## START GIVEN RECORDS

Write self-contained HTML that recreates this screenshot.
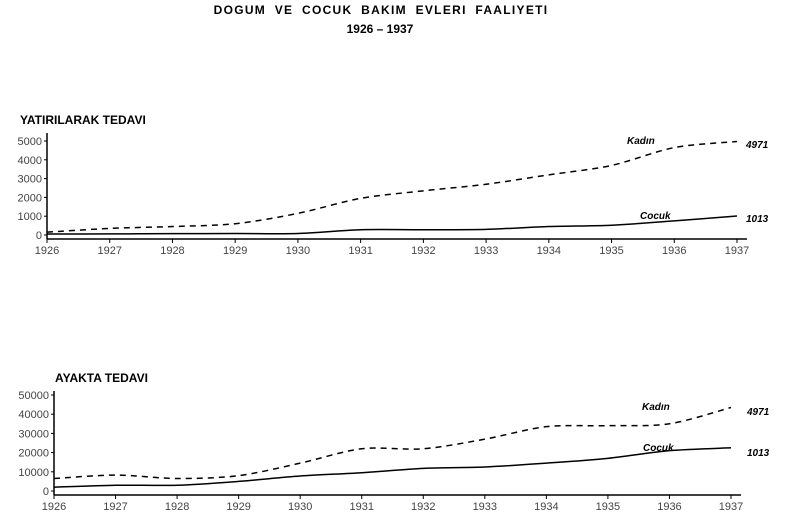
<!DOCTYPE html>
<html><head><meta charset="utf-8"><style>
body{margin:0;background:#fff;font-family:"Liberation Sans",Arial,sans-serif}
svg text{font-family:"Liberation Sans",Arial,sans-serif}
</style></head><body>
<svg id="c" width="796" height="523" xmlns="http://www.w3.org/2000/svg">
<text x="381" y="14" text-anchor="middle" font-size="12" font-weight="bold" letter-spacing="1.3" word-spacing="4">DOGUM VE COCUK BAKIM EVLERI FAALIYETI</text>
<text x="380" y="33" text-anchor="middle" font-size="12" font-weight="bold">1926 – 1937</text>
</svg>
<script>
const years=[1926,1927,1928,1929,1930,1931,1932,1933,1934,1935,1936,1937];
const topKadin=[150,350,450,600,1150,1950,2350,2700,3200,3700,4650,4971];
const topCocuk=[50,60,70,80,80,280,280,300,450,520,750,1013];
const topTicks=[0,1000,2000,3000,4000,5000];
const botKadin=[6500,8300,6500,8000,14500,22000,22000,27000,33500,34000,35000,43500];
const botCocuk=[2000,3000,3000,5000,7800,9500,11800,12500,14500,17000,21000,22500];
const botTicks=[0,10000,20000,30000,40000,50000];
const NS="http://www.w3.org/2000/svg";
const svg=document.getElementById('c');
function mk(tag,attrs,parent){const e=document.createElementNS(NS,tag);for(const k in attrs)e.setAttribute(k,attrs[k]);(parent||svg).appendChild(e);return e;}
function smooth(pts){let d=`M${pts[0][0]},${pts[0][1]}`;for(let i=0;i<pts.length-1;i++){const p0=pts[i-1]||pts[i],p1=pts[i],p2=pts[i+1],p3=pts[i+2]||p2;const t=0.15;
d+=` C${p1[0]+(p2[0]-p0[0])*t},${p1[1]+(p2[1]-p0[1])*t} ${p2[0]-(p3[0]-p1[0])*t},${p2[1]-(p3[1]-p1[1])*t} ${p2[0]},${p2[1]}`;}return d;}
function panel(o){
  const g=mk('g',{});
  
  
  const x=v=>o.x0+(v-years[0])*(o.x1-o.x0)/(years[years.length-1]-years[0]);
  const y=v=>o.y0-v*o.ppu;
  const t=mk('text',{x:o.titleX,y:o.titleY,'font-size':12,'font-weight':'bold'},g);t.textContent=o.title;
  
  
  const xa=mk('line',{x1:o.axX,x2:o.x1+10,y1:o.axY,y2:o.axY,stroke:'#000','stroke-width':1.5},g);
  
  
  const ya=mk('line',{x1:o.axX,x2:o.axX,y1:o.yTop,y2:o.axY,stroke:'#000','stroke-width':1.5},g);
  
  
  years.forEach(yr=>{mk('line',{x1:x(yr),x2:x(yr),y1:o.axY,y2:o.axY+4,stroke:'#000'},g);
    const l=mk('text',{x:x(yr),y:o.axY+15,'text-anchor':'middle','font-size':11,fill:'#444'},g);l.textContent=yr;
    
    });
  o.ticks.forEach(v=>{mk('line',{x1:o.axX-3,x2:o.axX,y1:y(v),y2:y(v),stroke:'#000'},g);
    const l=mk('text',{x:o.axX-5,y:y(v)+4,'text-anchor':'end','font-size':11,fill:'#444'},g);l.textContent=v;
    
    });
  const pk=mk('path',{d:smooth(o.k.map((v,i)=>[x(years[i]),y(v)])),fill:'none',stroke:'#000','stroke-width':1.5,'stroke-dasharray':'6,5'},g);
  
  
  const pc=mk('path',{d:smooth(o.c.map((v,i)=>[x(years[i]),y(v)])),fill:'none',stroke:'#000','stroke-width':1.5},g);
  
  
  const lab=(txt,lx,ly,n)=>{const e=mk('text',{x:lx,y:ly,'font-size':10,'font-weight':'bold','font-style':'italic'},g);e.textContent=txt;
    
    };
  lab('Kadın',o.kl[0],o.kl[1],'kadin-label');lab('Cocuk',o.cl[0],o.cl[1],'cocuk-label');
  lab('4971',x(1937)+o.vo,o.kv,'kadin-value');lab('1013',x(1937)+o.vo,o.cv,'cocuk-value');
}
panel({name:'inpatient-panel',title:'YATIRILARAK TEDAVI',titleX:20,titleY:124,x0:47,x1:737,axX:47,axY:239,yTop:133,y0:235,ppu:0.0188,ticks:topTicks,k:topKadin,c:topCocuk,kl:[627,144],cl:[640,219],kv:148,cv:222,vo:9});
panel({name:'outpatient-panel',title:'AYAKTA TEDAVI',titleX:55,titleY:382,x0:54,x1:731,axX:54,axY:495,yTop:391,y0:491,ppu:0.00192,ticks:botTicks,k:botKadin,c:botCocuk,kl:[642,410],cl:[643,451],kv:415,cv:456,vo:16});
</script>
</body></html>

## END GIVEN RECORDS
## START GIVEN RECORDS

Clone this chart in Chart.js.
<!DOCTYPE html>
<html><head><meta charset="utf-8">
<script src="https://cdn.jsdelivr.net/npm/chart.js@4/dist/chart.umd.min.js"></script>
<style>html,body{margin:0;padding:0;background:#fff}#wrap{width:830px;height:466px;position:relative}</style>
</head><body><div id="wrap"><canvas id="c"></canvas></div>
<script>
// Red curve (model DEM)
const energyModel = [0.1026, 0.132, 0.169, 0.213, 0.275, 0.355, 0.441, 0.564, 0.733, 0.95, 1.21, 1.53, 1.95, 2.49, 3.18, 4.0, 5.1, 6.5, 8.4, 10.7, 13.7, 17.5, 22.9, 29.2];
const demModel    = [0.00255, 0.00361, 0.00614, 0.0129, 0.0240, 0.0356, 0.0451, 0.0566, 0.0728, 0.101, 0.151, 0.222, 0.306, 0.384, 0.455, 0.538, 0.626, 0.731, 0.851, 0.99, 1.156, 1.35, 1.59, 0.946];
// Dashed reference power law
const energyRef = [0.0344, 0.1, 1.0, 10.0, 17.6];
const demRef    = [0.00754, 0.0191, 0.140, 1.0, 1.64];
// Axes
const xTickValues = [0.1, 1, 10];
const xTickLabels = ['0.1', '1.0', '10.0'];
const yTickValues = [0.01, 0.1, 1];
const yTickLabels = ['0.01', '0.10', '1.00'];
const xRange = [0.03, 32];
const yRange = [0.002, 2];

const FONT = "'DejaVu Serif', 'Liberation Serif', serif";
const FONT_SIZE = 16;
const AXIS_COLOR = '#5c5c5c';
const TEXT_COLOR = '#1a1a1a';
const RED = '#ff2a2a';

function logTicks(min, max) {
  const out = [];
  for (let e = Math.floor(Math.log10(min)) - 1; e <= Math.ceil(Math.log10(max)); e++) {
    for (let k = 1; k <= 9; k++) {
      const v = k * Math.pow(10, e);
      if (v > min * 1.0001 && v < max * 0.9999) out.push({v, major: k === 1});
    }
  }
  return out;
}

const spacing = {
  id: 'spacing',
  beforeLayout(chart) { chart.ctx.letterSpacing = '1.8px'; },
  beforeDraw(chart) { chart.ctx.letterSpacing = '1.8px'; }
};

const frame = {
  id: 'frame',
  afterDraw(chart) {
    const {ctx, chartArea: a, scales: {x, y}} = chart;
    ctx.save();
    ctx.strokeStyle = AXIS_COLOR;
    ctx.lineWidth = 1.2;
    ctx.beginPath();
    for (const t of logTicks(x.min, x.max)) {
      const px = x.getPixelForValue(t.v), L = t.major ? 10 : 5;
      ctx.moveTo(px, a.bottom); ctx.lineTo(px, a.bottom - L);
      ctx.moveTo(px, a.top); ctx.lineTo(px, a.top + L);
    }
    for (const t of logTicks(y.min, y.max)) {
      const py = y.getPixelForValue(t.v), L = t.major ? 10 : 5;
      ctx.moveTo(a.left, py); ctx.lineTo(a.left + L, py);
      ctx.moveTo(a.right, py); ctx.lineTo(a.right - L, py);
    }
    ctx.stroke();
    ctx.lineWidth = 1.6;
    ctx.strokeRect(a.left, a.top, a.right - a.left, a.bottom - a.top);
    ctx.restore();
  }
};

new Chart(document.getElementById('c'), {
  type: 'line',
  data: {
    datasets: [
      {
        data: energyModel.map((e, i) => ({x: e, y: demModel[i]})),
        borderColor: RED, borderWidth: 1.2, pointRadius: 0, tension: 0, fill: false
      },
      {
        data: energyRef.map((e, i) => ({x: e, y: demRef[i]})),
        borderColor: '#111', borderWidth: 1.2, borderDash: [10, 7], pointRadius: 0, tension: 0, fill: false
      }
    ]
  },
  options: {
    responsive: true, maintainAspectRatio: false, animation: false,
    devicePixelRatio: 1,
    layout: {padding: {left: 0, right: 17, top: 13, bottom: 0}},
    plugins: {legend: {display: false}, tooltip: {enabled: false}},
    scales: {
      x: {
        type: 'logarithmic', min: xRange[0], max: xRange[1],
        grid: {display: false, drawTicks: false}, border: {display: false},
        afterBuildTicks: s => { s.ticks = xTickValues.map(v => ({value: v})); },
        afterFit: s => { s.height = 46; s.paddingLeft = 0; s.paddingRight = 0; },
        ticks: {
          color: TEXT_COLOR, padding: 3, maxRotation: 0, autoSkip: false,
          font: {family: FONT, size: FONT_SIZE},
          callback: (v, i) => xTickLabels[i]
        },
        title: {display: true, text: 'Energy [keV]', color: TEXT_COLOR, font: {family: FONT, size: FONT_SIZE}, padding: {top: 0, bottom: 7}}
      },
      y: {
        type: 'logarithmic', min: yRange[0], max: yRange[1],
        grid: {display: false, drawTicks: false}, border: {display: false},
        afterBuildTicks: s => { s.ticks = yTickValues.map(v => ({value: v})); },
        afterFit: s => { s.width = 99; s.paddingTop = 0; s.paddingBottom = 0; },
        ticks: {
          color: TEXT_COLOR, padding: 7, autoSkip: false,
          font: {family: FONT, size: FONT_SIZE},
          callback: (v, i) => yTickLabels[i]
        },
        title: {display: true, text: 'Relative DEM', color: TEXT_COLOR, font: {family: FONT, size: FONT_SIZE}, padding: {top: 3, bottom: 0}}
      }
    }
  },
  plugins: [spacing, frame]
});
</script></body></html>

## END GIVEN RECORDS

- **WORK TO DO**:
Filter the entries above down to the lines containing the word "this".

- **REPLY TO THE TASK**:
Write self-contained HTML that recreates this screenshot.
Clone this chart in Chart.js.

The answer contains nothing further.